Note \( q_i \in {\mathbb Z [i] } \implies \exists q_s : p \mid q_s \implies \exists t \in {\mathbb Z [i] } : pt=q_s \implies N(p) N(t)= N(q_s) \)

\( \implies N(p) \mid q_s^2 \implies N(p)= q_s \, \lor \, q_s^2 \)

• Claim 1 If \( N (p) = q^2 \), then p is an associate of q.

  \( N(p) N(t)= N(q)=q^2 \implies N(t)=1 \implies t \) is a unit

  \( \implies pu=q \implies \) \( p \) is an associate of \( q \)

• Claim 2 \( N (p) = q \) if and only if q is the sum of two squares.

  \( \Rightarrow \):
  • \( N (p) = N(a+bi)=a^2+b^2=p \)
  \( \Leftarrow \):
  • Assume \( p \) is a prime in \( {\mathbb Z [i] } \) and \( N (p) = q^2 \). Based on Claim 1, \( q \) is an associate of \( p \). Thus, \( q \) is a prime in \( {\mathbb Z [i] } \).

    Note \( \exists a,b \in \mathbb Z : a^2+b^2=p \implies \exists r=a+bi \in {\mathbb Z [i] } : r\overline {r}=p \) \( \implies q \) is not a prime in \( {\mathbb Z [i] } \). Contradiction, \( N(p) \) must be \( q \)

Proposition a is a primitive root modulo n then it is also a primitive root modulo d, for any d dividing n.
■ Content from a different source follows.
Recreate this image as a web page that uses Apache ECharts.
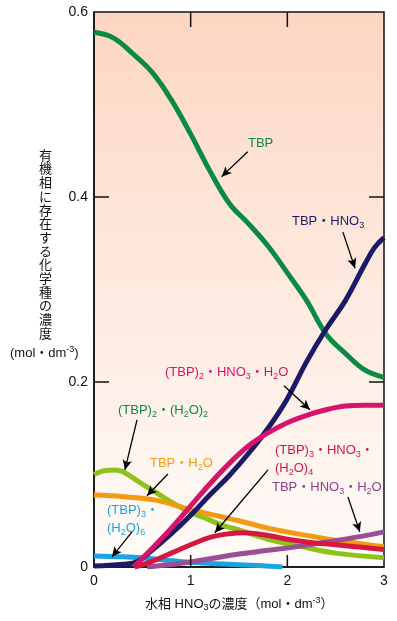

Claim: The map \( \mathbb{Z}_{n}^{*} \rightarrow \mathbb{Z}_{d}^* \) is surjective. \( d=\prod p_i^{r_{di}} , \ n=\prod p_i^{r_{fi}} \cdot \prod q_i^{r_{gi}} \) where \( p_i, q_i \) are all distinct prime. Set \( f=\prod p_i^{r_{fi}} , \ g=\prod q_i^{r_{gi}} \) then \( n=fg \).

Note \( (d,g)=1 \implies \exists x \in \mathbb{N} : xd\equiv 1 \bmod g \). For any \( [i]_g \in \mathbb{Z}_{d}^* \), \( i\equiv u \bmod g \) where \( u\in [0, g-1] \).

\( (g-u+1)x \equiv k \mod g \) where \( k \in [0, g-1] \). \( \implies i+kd\equiv 1 \mod g \implies (i+kd,g)=1 \). \( \forall p_i : p_i \mid f \), \( p_i \nmid (i+kd) \) since \( (i, p_i)=1 \land pi\mid kd \).

Since \( \mathbb{Z}_{n}^{*}=<[a]_n> \) and the map \( \mathbb{Z}_{n}^{*} \rightarrow \mathbb{Z}_{d}^* \) is surjective.

Therefore, a is a primitive root modulo d.